En tant que citoyen mauritanien, cette expérience fut un choc. Il est paradoxal et inacceptable que l’agent d’un État censé servir l’ensemble des citoyens m’accuse de racisme alors que son action était manifestement discriminatoire.
Mon refus n’était pas un manque de respect à l’autorité, mais une protestation contre le contrôle au faciès flagrant qui venait d’être exercé. Un gendarme est là pour assurer la sécurité de tous les citoyens du pays, et non pour cibler une communauté au détriment des autres.

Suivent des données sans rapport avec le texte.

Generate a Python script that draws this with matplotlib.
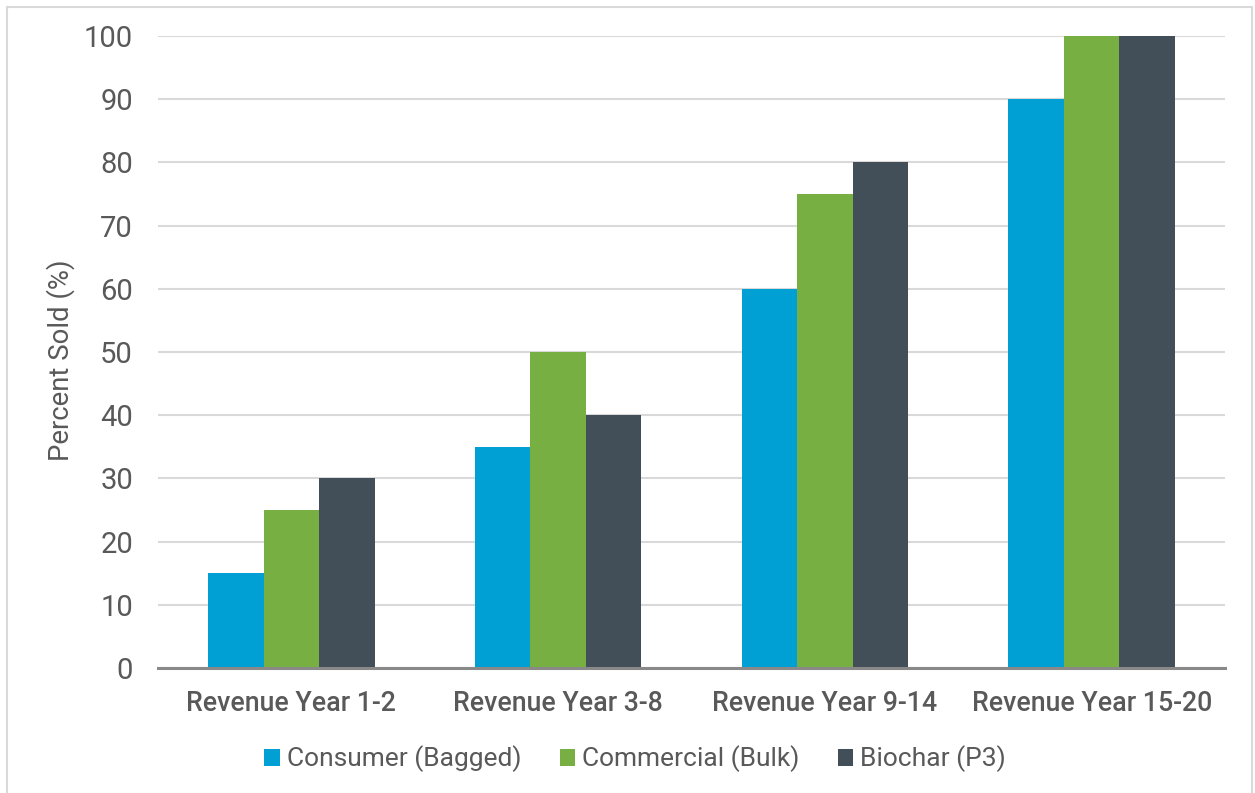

L’Appel aux Principes de l’État National
Cette scène contredit frontalement les engagements récents pris au plus haut niveau de l’État. Lors de sa visite dans l’Est de la Mauritanie, le Président de la République avait clairement déclaré dans son discours qu’il n’y aurait plus aucune tolérance envers toute utilisation de la tribu, de la région ou de la communauté à des fins contraires aux principes de l’État national.
Le Président avait également ajouté qu’il est interdit aux fonctionnaires et aux agents de l’État, en tant que symboles de l’État, d’organiser ou d’assister à des événements à caractère tribal ou régional, ou à des activités incompatibles avec le renforcement du concept de l’État. L’acte de ce gendarme à Tamchekett est une violation directe de ces principes.
J’ai pris la décision de porter plainte contre cet agent qui non seulement a exercé un contrôle sélectif et ciblé sur la base de l’apparence, mais qui a de surcroît inversé les rôles en m’accusant de racisme.
J’appelle les autorités mauritaniennes à prendre des mesures sévères et immédiates contre cet agent, afin de faire respecter le droit de tout citoyen à une égalité de traitement et d’envoyer un signal fort : la Mauritanie est un État pour tous ses fils et l’ère du contrôle basé sur la race ou l’appartenance communautaire doit cesser.